Aim:
Write out each line exactly as given. Leave the pictures out of your copy.

Raw data:
********************
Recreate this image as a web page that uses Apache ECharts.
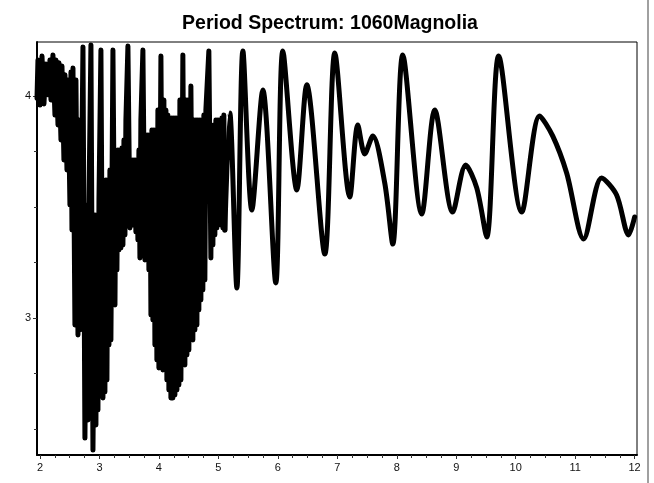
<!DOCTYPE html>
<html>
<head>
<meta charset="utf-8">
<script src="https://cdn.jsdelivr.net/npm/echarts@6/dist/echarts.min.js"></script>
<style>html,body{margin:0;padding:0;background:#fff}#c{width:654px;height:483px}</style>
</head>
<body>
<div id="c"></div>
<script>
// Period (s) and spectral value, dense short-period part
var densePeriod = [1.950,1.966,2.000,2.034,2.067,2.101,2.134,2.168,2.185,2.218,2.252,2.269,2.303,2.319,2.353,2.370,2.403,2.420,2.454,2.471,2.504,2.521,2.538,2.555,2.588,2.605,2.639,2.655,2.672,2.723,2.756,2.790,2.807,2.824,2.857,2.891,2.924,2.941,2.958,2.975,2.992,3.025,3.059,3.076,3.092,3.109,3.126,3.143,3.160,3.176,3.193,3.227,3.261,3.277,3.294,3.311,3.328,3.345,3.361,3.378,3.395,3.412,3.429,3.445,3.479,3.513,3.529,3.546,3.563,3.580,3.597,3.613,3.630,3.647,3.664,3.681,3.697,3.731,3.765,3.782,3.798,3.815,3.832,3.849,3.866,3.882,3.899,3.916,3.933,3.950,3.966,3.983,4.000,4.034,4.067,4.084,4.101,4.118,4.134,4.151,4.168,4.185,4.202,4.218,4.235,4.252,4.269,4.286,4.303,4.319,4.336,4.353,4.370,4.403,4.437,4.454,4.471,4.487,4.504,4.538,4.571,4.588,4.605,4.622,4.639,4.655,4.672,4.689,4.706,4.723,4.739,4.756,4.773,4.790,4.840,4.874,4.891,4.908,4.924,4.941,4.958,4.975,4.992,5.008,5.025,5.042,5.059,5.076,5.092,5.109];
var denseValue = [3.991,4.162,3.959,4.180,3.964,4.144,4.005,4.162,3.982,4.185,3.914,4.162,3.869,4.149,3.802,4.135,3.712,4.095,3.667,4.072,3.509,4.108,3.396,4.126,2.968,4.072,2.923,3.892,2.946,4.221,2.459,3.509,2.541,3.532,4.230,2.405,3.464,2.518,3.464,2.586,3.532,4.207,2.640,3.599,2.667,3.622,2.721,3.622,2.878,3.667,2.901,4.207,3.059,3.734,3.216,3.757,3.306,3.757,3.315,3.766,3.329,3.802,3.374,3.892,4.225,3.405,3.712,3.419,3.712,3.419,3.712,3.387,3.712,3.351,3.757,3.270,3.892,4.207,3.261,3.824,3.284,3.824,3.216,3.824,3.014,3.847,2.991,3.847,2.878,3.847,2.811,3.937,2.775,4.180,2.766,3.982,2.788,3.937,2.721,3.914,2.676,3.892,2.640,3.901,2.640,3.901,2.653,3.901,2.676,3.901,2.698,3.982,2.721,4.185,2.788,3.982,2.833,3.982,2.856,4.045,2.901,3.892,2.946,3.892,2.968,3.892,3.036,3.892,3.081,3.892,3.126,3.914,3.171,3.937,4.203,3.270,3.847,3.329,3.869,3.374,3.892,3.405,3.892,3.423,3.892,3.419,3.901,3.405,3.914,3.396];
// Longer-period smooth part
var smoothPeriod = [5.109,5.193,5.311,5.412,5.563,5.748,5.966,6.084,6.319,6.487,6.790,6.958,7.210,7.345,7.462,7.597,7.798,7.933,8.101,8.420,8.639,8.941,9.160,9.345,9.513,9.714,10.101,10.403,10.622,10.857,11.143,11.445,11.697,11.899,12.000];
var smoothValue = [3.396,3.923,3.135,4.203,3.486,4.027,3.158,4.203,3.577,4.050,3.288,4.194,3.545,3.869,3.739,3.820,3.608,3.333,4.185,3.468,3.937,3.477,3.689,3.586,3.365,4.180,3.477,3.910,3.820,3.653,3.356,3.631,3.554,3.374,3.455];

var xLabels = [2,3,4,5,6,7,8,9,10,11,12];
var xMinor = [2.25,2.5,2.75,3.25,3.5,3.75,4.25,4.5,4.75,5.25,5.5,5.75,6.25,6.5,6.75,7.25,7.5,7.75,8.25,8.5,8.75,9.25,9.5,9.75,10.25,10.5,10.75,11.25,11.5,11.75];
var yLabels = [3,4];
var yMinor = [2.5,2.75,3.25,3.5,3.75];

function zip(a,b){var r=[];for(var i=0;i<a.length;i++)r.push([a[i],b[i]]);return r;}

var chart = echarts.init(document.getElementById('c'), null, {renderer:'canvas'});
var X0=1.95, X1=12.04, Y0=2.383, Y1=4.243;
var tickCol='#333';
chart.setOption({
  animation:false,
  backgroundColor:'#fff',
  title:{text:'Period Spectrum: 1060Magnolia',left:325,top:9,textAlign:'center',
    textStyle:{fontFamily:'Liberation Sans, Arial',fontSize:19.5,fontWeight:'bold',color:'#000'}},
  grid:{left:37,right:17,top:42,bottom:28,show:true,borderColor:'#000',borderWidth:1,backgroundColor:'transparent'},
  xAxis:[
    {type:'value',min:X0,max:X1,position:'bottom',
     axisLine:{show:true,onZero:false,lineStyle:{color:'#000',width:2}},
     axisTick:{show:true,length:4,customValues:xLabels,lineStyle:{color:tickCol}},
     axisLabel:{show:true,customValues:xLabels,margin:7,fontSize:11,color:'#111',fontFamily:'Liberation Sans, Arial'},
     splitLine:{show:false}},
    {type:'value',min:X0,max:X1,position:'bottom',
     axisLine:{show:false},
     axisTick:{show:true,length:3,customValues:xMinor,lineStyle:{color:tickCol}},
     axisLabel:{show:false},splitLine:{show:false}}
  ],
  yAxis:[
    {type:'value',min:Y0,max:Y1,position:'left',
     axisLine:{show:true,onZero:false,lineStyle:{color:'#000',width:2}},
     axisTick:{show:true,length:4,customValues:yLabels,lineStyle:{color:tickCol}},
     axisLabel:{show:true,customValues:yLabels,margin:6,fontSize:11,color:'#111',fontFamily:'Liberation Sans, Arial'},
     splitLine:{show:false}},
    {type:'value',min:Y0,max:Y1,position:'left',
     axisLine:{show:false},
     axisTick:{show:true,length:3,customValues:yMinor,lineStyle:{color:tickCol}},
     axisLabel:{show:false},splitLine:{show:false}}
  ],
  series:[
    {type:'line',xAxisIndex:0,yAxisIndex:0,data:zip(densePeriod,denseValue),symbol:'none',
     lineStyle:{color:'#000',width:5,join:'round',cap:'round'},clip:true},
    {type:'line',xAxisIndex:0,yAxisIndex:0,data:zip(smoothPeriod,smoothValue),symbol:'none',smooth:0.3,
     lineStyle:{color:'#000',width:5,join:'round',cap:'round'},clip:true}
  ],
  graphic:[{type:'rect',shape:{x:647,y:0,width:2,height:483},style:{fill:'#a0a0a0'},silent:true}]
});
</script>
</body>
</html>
********************
Written answer:
Recreate this image as a web page that uses Apache ECharts.
<!DOCTYPE html>
<html>
<head>
<meta charset="utf-8">
<script src="https://cdn.jsdelivr.net/npm/echarts@6/dist/echarts.min.js"></script>
<style>html,body{margin:0;padding:0;background:#fff}#c{width:654px;height:483px}</style>
</head>
<body>
<div id="c"></div>
<script>
// Period (s) and spectral value, dense short-period part
var densePeriod = [1.950,1.966,2.000,2.034,2.067,2.101,2.134,2.168,2.185,2.218,2.252,2.269,2.303,2.319,2.353,2.370,2.403,2.420,2.454,2.471,2.504,2.521,2.538,2.555,2.588,2.605,2.639,2.655,2.672,2.723,2.756,2.790,2.807,2.824,2.857,2.891,2.924,2.941,2.958,2.975,2.992,3.025,3.059,3.076,3.092,3.109,3.126,3.143,3.160,3.176,3.193,3.227,3.261,3.277,3.294,3.311,3.328,3.345,3.361,3.378,3.395,3.412,3.429,3.445,3.479,3.513,3.529,3.546,3.563,3.580,3.597,3.613,3.630,3.647,3.664,3.681,3.697,3.731,3.765,3.782,3.798,3.815,3.832,3.849,3.866,3.882,3.899,3.916,3.933,3.950,3.966,3.983,4.000,4.034,4.067,4.084,4.101,4.118,4.134,4.151,4.168,4.185,4.202,4.218,4.235,4.252,4.269,4.286,4.303,4.319,4.336,4.353,4.370,4.403,4.437,4.454,4.471,4.487,4.504,4.538,4.571,4.588,4.605,4.622,4.639,4.655,4.672,4.689,4.706,4.723,4.739,4.756,4.773,4.790,4.840,4.874,4.891,4.908,4.924,4.941,4.958,4.975,4.992,5.008,5.025,5.042,5.059,5.076,5.092,5.109];
var denseValue = [3.991,4.162,3.959,4.180,3.964,4.144,4.005,4.162,3.982,4.185,3.914,4.162,3.869,4.149,3.802,4.135,3.712,4.095,3.667,4.072,3.509,4.108,3.396,4.126,2.968,4.072,2.923,3.892,2.946,4.221,2.459,3.509,2.541,3.532,4.230,2.405,3.464,2.518,3.464,2.586,3.532,4.207,2.640,3.599,2.667,3.622,2.721,3.622,2.878,3.667,2.901,4.207,3.059,3.734,3.216,3.757,3.306,3.757,3.315,3.766,3.329,3.802,3.374,3.892,4.225,3.405,3.712,3.419,3.712,3.419,3.712,3.387,3.712,3.351,3.757,3.270,3.892,4.207,3.261,3.824,3.284,3.824,3.216,3.824,3.014,3.847,2.991,3.847,2.878,3.847,2.811,3.937,2.775,4.180,2.766,3.982,2.788,3.937,2.721,3.914,2.676,3.892,2.640,3.901,2.640,3.901,2.653,3.901,2.676,3.901,2.698,3.982,2.721,4.185,2.788,3.982,2.833,3.982,2.856,4.045,2.901,3.892,2.946,3.892,2.968,3.892,3.036,3.892,3.081,3.892,3.126,3.914,3.171,3.937,4.203,3.270,3.847,3.329,3.869,3.374,3.892,3.405,3.892,3.423,3.892,3.419,3.901,3.405,3.914,3.396];
// Longer-period smooth part
var smoothPeriod = [5.109,5.193,5.311,5.412,5.563,5.748,5.966,6.084,6.319,6.487,6.790,6.958,7.210,7.345,7.462,7.597,7.798,7.933,8.101,8.420,8.639,8.941,9.160,9.345,9.513,9.714,10.101,10.403,10.622,10.857,11.143,11.445,11.697,11.899,12.000];
var smoothValue = [3.396,3.923,3.135,4.203,3.486,4.027,3.158,4.203,3.577,4.050,3.288,4.194,3.545,3.869,3.739,3.820,3.608,3.333,4.185,3.468,3.937,3.477,3.689,3.586,3.365,4.180,3.477,3.910,3.820,3.653,3.356,3.631,3.554,3.374,3.455];

var xLabels = [2,3,4,5,6,7,8,9,10,11,12];
var xMinor = [2.25,2.5,2.75,3.25,3.5,3.75,4.25,4.5,4.75,5.25,5.5,5.75,6.25,6.5,6.75,7.25,7.5,7.75,8.25,8.5,8.75,9.25,9.5,9.75,10.25,10.5,10.75,11.25,11.5,11.75];
var yLabels = [3,4];
var yMinor = [2.5,2.75,3.25,3.5,3.75];

function zip(a,b){var r=[];for(var i=0;i<a.length;i++)r.push([a[i],b[i]]);return r;}

var chart = echarts.init(document.getElementById('c'), null, {renderer:'canvas'});
var X0=1.95, X1=12.04, Y0=2.383, Y1=4.243;
var tickCol='#333';
chart.setOption({
  animation:false,
  backgroundColor:'#fff',
  title:{text:'Period Spectrum: 1060Magnolia',left:325,top:9,textAlign:'center',
    textStyle:{fontFamily:'Liberation Sans, Arial',fontSize:19.5,fontWeight:'bold',color:'#000'}},
  grid:{left:37,right:17,top:42,bottom:28,show:true,borderColor:'#000',borderWidth:1,backgroundColor:'transparent'},
  xAxis:[
    {type:'value',min:X0,max:X1,position:'bottom',
     axisLine:{show:true,onZero:false,lineStyle:{color:'#000',width:2}},
     axisTick:{show:true,length:4,customValues:xLabels,lineStyle:{color:tickCol}},
     axisLabel:{show:true,customValues:xLabels,margin:7,fontSize:11,color:'#111',fontFamily:'Liberation Sans, Arial'},
     splitLine:{show:false}},
    {type:'value',min:X0,max:X1,position:'bottom',
     axisLine:{show:false},
     axisTick:{show:true,length:3,customValues:xMinor,lineStyle:{color:tickCol}},
     axisLabel:{show:false},splitLine:{show:false}}
  ],
  yAxis:[
    {type:'value',min:Y0,max:Y1,position:'left',
     axisLine:{show:true,onZero:false,lineStyle:{color:'#000',width:2}},
     axisTick:{show:true,length:4,customValues:yLabels,lineStyle:{color:tickCol}},
     axisLabel:{show:true,customValues:yLabels,margin:6,fontSize:11,color:'#111',fontFamily:'Liberation Sans, Arial'},
     splitLine:{show:false}},
    {type:'value',min:Y0,max:Y1,position:'left',
     axisLine:{show:false},
     axisTick:{show:true,length:3,customValues:yMinor,lineStyle:{color:tickCol}},
     axisLabel:{show:false},splitLine:{show:false}}
  ],
  series:[
    {type:'line',xAxisIndex:0,yAxisIndex:0,data:zip(densePeriod,denseValue),symbol:'none',
     lineStyle:{color:'#000',width:5,join:'round',cap:'round'},clip:true},
    {type:'line',xAxisIndex:0,yAxisIndex:0,data:zip(smoothPeriod,smoothValue),symbol:'none',smooth:0.3,
     lineStyle:{color:'#000',width:5,join:'round',cap:'round'},clip:true}
  ],
  graphic:[{type:'rect',shape:{x:647,y:0,width:2,height:483},style:{fill:'#a0a0a0'},silent:true}]
});
</script>
</body>
</html>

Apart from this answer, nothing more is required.